The Scorpio models were farmed out to a talented modelmaker named Ron Thornton, who would one day win an Emmy Award in America for his groundbreaking computer-generated spaceships in Babylon 5. “I was impressed with his designs and some of the models he made, so I told him we wanted three sizes built. In fact, it was two to start with, but when I phoned him up and said I also wanted a three-inch model, he threw it in for nothing. When he delivered the models, every one of them was perfectly in scale and proportion. He did everything I asked for, detailing those areas when I wanted detail, and the paintwork was superb.”

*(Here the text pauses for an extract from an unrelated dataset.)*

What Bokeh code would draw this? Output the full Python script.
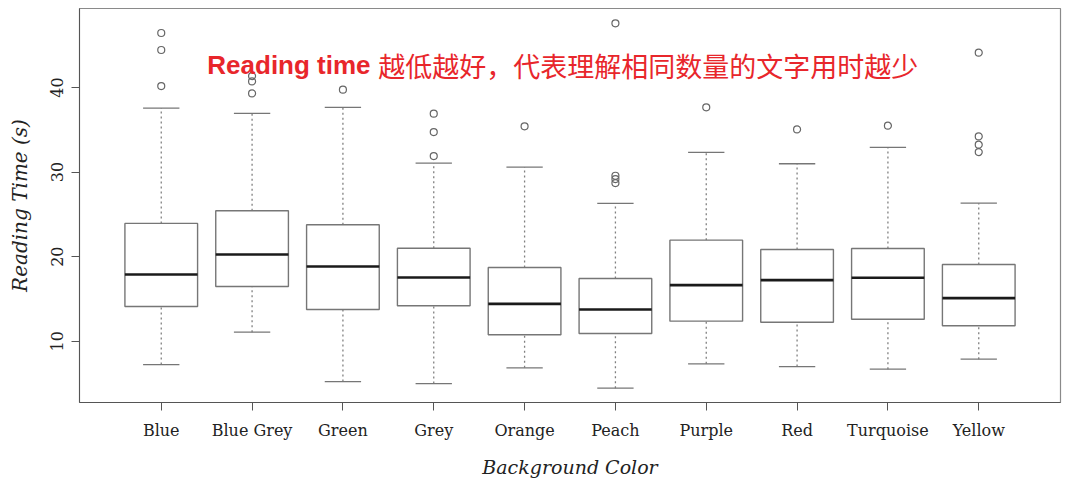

“It was a great day when Ron turned up in the workshop, because the base of the ship was being made by one of my guys, with the girder that it sits on and spins around. I spent two weeks looking at that and hoping the ship was going to be all right. I had great trust in Ron, and I’d been to see him at one stage when the model was just in Perspex, and he’d got all the shapes and facets I wanted. When he walked in with this huge model, we all gathered around and it looked fabulous. The original Liberator was this bloody great big lump we have to carry around, and I used to get stabbed with the prongs so many times. You could easily forget they were there, and take an eye out. Where the Liberator was weighty and needed to sit in one position, the Scorpio had been strengthened with built-in steel sections and fixing points, so we could suspend it from four different points without snapping it. Even though the Liberator had been so big, it didn’t have the detail or the sort of body that Scorpio had. I felt it was a lot more functional, which was our aim with all the spaceships, guns, and everything else on series four.”